Dr. R. is the founder of a consulting firm that provides services to a number of organizations and businesses in Gaza. While she has managed to build a successful business in Gaza, her ability to expand her clientele and grow her business further have been curtailed by Israel’s travel restrictions. She is not considered a “trader”, who transports goods in and out of Gaza, but rather markets her expertise as a consultant and thus does not fit any of Israel’s criteria to travel for professional opportunities. The criteria includes travel for traders transporting goods to and from Gaza, a select number of senior businesspeople and travel for conferences related to reconstruction only. This past year, Dr. R. was invited to speak about the Palestinian economy at a conference in Jordan. However, travel to attend a professional conference of this kind is not within the criteria for travel and her application to attend the conference was rejected. She was not able to take advantage of this impressive professional opportunity for no good reason whatsoever.
Dr.
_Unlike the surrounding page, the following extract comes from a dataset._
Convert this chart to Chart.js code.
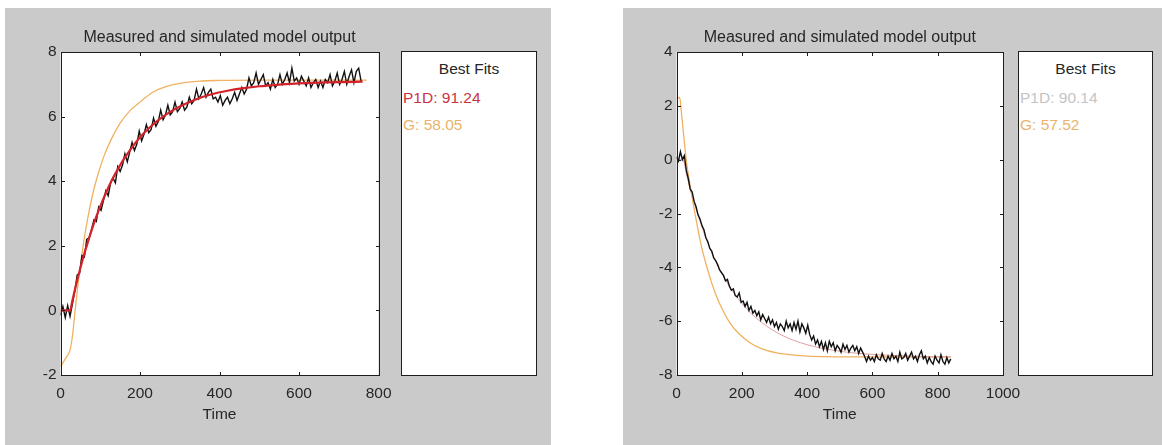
<!DOCTYPE html>
<html>
<head>
<meta charset="utf-8">
<script src="https://cdn.jsdelivr.net/npm/chart.js@4"></script>
<style>
  html, body { margin:0; padding:0; background:#fff; }
  body { width:1162px; height:445px; position:relative; overflow:hidden;
         font-family:"Liberation Sans", Arial, sans-serif; color:#262626; }
  .panel { position:absolute; top:8px; height:437px; background:#cacaca; }
  .plot { position:absolute; top:8px; height:437px; }
  .fits { position:absolute; top:51px; height:325px; box-sizing:border-box;
          border:1px solid #1e1e1e; background:#fff; }
  .fits .head { position:absolute; left:0; right:0; top:8px; text-align:center; font-size:15.5px; line-height:18px; }
  .fits .row { position:absolute; left:1px; font-size:15.5px; line-height:18px; white-space:nowrap; }
</style>
</head>
<body>
<div class="panel" style="left:5px;width:546px"></div>
<div class="panel" style="left:623px;width:539px"></div>

<div class="plot" style="left:6px;width:395px"><canvas id="leftChart" width="395" height="437"></canvas></div>
<div class="plot" style="left:624px;width:406px"><canvas id="rightChart" width="406" height="437"></canvas></div>

<div class="fits" style="left:401px;width:136px">
  <div class="head">Best Fits</div>
  <div class="row" id="leftFit1" style="top:37px"></div>
  <div class="row" id="leftFit2" style="top:64px"></div>
</div>
<div class="fits" style="left:1018px;width:135px">
  <div class="head">Best Fits</div>
  <div class="row" id="rightFit1" style="top:37px"></div>
  <div class="row" id="rightFit2" style="top:64px"></div>
</div>

<script>
// ---- data ----
const TITLE = "Measured and simulated model output";
const X_LABEL = "Time";

// left experiment
const LEFT_X_TICKS = [0, 200, 400, 600, 800];
const LEFT_Y_TICKS = [-2, 0, 2, 4, 6, 8];
const LEFT_MEAS_STEP = 6; // sampling of the measured trace (time units)
const LEFT_MEAS = [
  -0.15, 0.12, -0.22, 0.15, -0.18, 0.2, 0.6, 1.1, 1.15, 1.7,
  1.65, 2.2, 2.25, 2.5, 2.8, 2.75, 3.2, 3.1, 3.4, 3.7,
  3.55, 3.95, 4.1, 3.95, 4.45, 4.3, 4.5, 4.85, 4.6, 4.9,
  5.2, 4.95, 5.15, 5.55, 5.25, 5.45, 5.75, 5.5, 5.6, 5.95,
  5.7, 5.85, 6.2, 5.9, 6.05, 6.35, 6.05, 6.15, 6.45, 6.15,
  6.25, 6.45, 6.2, 6.3, 6.6, 6.4, 6.5, 6.85, 6.55, 6.7,
  6.9, 6.6, 6.75, 6.85, 6.55, 6.6, 6.45, 6.65, 6.35, 6.5,
  6.6, 6.4, 6.55, 6.75, 6.5, 6.7, 6.9, 6.7, 6.85, 7.2,
  6.95, 7.05, 7.35, 7.0, 7.15, 7.3, 6.95, 7.05, 6.85, 7.15,
  6.9, 7.0, 7.3, 7.0, 7.15, 7.35, 7.05, 7.5, 7.1, 7.2,
  7.0, 7.25, 7.1, 6.95, 7.2, 6.9, 7.05, 7.15, 6.9, 7.1,
  6.9, 7.15, 7.05, 7.3, 6.95, 7.1, 7.35, 7.0, 7.15, 7.4,
  7.0, 7.25, 7.45, 7.05, 7.4, 7.5, 7.1
];
const LEFT_P1D_T = [0, 24, 30, 40, 50, 60, 70, 80, 90, 100, 115, 130, 145, 160, 180, 200, 225, 250, 275, 300, 340, 380, 420, 460, 500, 550, 600, 650, 700, 760];
const LEFT_P1D   = [0, 0, 0.31, 0.83, 1.31, 1.76, 2.16, 2.55, 2.9, 3.22, 3.66, 4.05, 4.39, 4.7, 5.05, 5.36, 5.67, 5.93, 6.14, 6.31, 6.53, 6.69, 6.8, 6.88, 6.94, 6.99, 7.03, 7.05, 7.07, 7.08];
const LEFT_G_T = [0, 12, 24, 30, 36, 44, 52, 60, 70, 82, 94, 110, 127, 150, 176, 205, 234, 265, 300, 350, 400, 500, 600, 770];
const LEFT_G   = [-1.75, -1.5, -1.22, -0.8, -0.1, 0.8, 1.55, 2.25, 2.95, 3.65, 4.2, 4.8, 5.28, 5.8, 6.2, 6.5, 6.77, 6.93, 7.03, 7.1, 7.12, 7.13, 7.13, 7.13];
const LEFT_FITS = [["P1D", "91.24"], ["G", "58.05"]];

// right experiment
const RIGHT_X_TICKS = [0, 200, 400, 600, 800, 1000];
const RIGHT_Y_TICKS = [-8, -6, -4, -2, 0, 2, 4];
const RIGHT_MEAS_STEP = 6;
const RIGHT_MEAS = [
  0.1, -0.05, 0.3, 0.0, 0.15, -0.4, -0.7, -1.1, -1.2, -1.55,
  -1.75, -2.05, -2.2, -2.45, -2.6, -2.9, -3.05, -3.3, -3.4, -3.65,
  -3.75, -3.9, -4.1, -4.2, -4.3, -4.5, -4.45, -4.7, -4.85, -4.8,
  -5.05, -5.1, -4.95, -5.3, -5.25, -5.45, -5.3, -5.6, -5.45, -5.7,
  -5.6, -5.8, -5.65, -5.95, -5.75, -5.9, -6.05, -5.85, -6.1, -5.95,
  -6.2, -6.05, -6.3, -6.1, -6.2, -6.35, -6.0, -6.25, -6.1, -6.35,
  -6.05, -6.3, -6.0, -6.4, -6.1, -6.25, -6.45, -6.15, -6.5, -6.7,
  -6.55, -6.85, -6.7, -6.95, -6.75, -7.05, -6.8, -7.1, -6.75, -6.95,
  -6.8, -7.1, -6.9, -7.0, -7.15, -6.85, -7.05, -6.9, -7.15, -7.0,
  -6.9, -7.1, -6.95, -7.2, -7.0, -7.15, -7.3, -7.5, -7.3, -7.45,
  -7.35, -7.5, -7.25, -7.4, -7.45, -7.2, -7.4, -7.5, -7.3, -7.45,
  -7.2, -7.4, -7.3, -7.5, -7.15, -7.4, -7.35, -7.2, -7.45, -7.3,
  -7.15, -7.4, -7.3, -7.5, -7.25, -7.1, -7.4, -7.3, -7.55, -7.35,
  -7.5, -7.6, -7.3, -7.45, -7.55, -7.25, -7.5, -7.6, -7.35, -7.55,
  -7.4
];
const RIGHT_P1D_T = [0, 20, 30, 40, 50, 60, 75, 90, 110, 130, 150, 175, 200, 230, 260, 300, 340, 380, 420, 470, 520, 580, 640, 700, 770, 840];
const RIGHT_P1D   = [0, 0, -0.51, -0.98, -1.42, -1.84, -2.4, -2.91, -3.51, -4.02, -4.47, -4.94, -5.34, -5.73, -6.04, -6.37, -6.62, -6.8, -6.94, -7.06, -7.15, -7.22, -7.26, -7.29, -7.32, -7.33];
const RIGHT_G_T = [0, 10, 15, 20, 25, 31, 41, 52, 62, 72, 82, 92, 107, 123, 143, 164, 190, 225, 260, 307, 378, 450, 600, 840];
const RIGHT_G   = [2.3, 2.3, 1.75, 1.15, 0.55, -0.13, -0.9, -1.7, -2.35, -2.98, -3.5, -3.95, -4.55, -5.09, -5.62, -6.07, -6.45, -6.8, -7.02, -7.18, -7.28, -7.32, -7.33, -7.33];
const RIGHT_FITS = [["P1D", "90.14"], ["G", "57.52"]];

// ---- styling ----
const FONT = "'Liberation Sans', Arial, sans-serif";
const TEXT = "#262626";

const toPoints = (xs, ys) => ys.map((v, i) => ({ x: xs[i], y: v }));
const sampled = (step, ys) => ys.map((v, i) => ({ x: i * step, y: v }));

const frame = {
  id: "frame",
  beforeDatasetsDraw(chart) {
    const { ctx, chartArea: a } = chart;
    ctx.save();
    ctx.fillStyle = "#fff";
    ctx.fillRect(a.left, a.top, a.right - a.left, a.bottom - a.top);
    ctx.restore();
  },
  afterDatasetsDraw(chart) {
    const { ctx, chartArea: a, scales: { x, y } } = chart;
    const L = Math.round(a.left) + 0.5, R = Math.round(a.right) + 0.5;
    const T = Math.round(a.top) + 0.5, B = Math.round(a.bottom) + 0.5;
    const len = 3.5;
    ctx.save();
    ctx.strokeStyle = "#1e1e1e";
    ctx.lineWidth = 1;
    ctx.beginPath();
    x.ticks.forEach(t => {
      const px = Math.round(x.getPixelForValue(t.value)) + 0.5;
      ctx.moveTo(px, B); ctx.lineTo(px, B - len);
      ctx.moveTo(px, T); ctx.lineTo(px, T + len);
    });
    y.ticks.forEach(t => {
      const py = Math.round(y.getPixelForValue(t.value)) + 0.5;
      ctx.moveTo(L, py); ctx.lineTo(L + len, py);
      ctx.moveTo(R, py); ctx.lineTo(R - len, py);
    });
    ctx.stroke();
    ctx.strokeRect(L, T, R - L, B - T);
    ctx.restore();
  }
};

function makeChart(id, cfg) {
  const order = cfg.p1dOnTop
    ? [cfg.p1d, cfg.meas, cfg.g]
    : [cfg.meas, cfg.p1d, cfg.g];
  return new Chart(document.getElementById(id), {
    type: "line",
    data: { datasets: order },
    plugins: [frame],
    options: {
      responsive: false,
      animation: false,
      events: [],
      layout: { padding: { top: 0, right: cfg.padRight, bottom: 0, left: 0 } },
      elements: { point: { radius: 0 } },
      plugins: {
        legend: { display: false },
        tooltip: { enabled: false },
        title: {
          display: true, text: TITLE, color: TEXT, fullSize: false,
          font: { family: FONT, size: 16, weight: "normal", lineHeight: 1.2 },
          padding: { top: 20.4, bottom: 4.4 }
        }
      },
      scales: {
        x: {
          type: "linear", min: cfg.xTicks[0], max: cfg.xTicks[cfg.xTicks.length - 1],
          afterBuildTicks: s => { s.ticks = cfg.xTicks.map(v => ({ value: v })); },
          afterFit: s => { s.height = 70; },
          grid: { display: false, drawTicks: false },
          border: { display: false },
          ticks: { color: TEXT, padding: 9.5, maxRotation: 0, autoSkip: false,
                   callback: v => String(v),
                   font: { family: FONT, size: 15.5 } },
          title: { display: true, text: X_LABEL, color: TEXT,
                   font: { family: FONT, size: 15.5, lineHeight: 1.2 },
                   padding: { top: 0, bottom: 20.7 } }
        },
        y: {
          type: "linear", min: cfg.yTicks[0], max: cfg.yTicks[cfg.yTicks.length - 1],
          afterBuildTicks: s => { s.ticks = cfg.yTicks.map(v => ({ value: v })); },
          afterFit: s => { s.width = cfg.yWidth; },
          grid: { display: false, drawTicks: false },
          border: { display: false },
          ticks: { color: TEXT, padding: 4, autoSkip: false,
                   callback: v => String(v),
                   font: { family: FONT, size: 15.5 } }
        }
      }
    }
  });
}

makeChart("leftChart", {
  xTicks: LEFT_X_TICKS, yTicks: LEFT_Y_TICKS, yWidth: 54.5, padRight: 16, p1dOnTop: true,
  meas: { data: sampled(LEFT_MEAS_STEP, LEFT_MEAS), borderColor: "#111", borderWidth: 1.4 },
  p1d: { data: toPoints(LEFT_P1D_T, LEFT_P1D), borderColor: "#d4222a", borderWidth: 2.2, cubicInterpolationMode: "monotone" },
  g: { data: toPoints(LEFT_G_T, LEFT_G), borderColor: "#f0b160", borderWidth: 1.3, cubicInterpolationMode: "monotone" }
});

makeChart("rightChart", {
  xTicks: RIGHT_X_TICKS, yTicks: RIGHT_Y_TICKS, yWidth: 52.5, padRight: 27, p1dOnTop: false,
  meas: { data: sampled(RIGHT_MEAS_STEP, RIGHT_MEAS), borderColor: "#111", borderWidth: 1.4 },
  p1d: { data: toPoints(RIGHT_P1D_T, RIGHT_P1D), borderColor: "#e0a0a0", borderWidth: 1, cubicInterpolationMode: "monotone" },
  g: { data: toPoints(RIGHT_G_T, RIGHT_G), borderColor: "#f0b160", borderWidth: 1.3, cubicInterpolationMode: "monotone" }
});

// best fit listings
const fitColors = { left: ["#cc3340", "#e8b46c"], right: ["#c4c4c4", "#e8b46c"] };
LEFT_FITS.forEach((f, i) => {
  const el = document.getElementById("leftFit" + (i + 1));
  el.textContent = f[0] + ": " + f[1];
  el.style.color = fitColors.left[i];
});
RIGHT_FITS.forEach((f, i) => {
  const el = document.getElementById("rightFit" + (i + 1));
  el.textContent = f[0] + ": " + f[1];
  el.style.color = fitColors.right[i];
});
</script>
</body>
</html>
R. seeks to employ women and provide women with the professional opportunities she has had, however the odds are stacked against her and her colleagues in more ways than one might imagine at first glance.
The closure of Gaza and severe movement restrictions impact the lives of all of Gaza’s nearly two million residents, but in the realm of professional life, they impact women in particular ways.
Since 2007, travel of people in and out of Gaza has been restricted to what Israel considers “exceptional humanitarian circumstances”, while movement of goods in and out of Gaza is also heavily regulated by Israel. These restrictions caused the near collapse of Gaza’s economy, soaring unemployment and increased dependence on humanitarian aid. Exceptions to the rule of closure allow for traders to travel and to market goods. However women, who tend to work in civil society organizations and public services or own small businesses, do not meet Israel’s criteria for travel or for marketing goods.
As a result, women who in the past had worked or sold their goods outside Gaza, now find themselves unemployed and unable to make a living. Women are an integral part of any healthy and thriving workforce and have immense potential to contribute to Gaza’s economic development and prosperity.
Movement restrictions are one of the key obstacles for women seeking to develop in their professional fields:
85% of women in Gaza’s workforce work in service jobs, such as teachers and nurses, a sector whose workers are not eligible to apply for permits to travel for professional opportunities according to Israel’s narrow criteria for travel.
Of a quota of 350 senior merchant permits (Businessman Gaza or BMG), that allow for travel out of Gaza regularly for professional and economic opportunities, only four permits were held by women. Recently, two of those permits were revoked. As of December 2016, only 70 BMG permits were active, of which two were held by women.
In Israel’s criteria for travel, there is no category for staff of civil society organizations from Gaza, where women are highly represented, to exit Gaza to attend conferences, meetings and trainings, limiting their ability to advance in their field.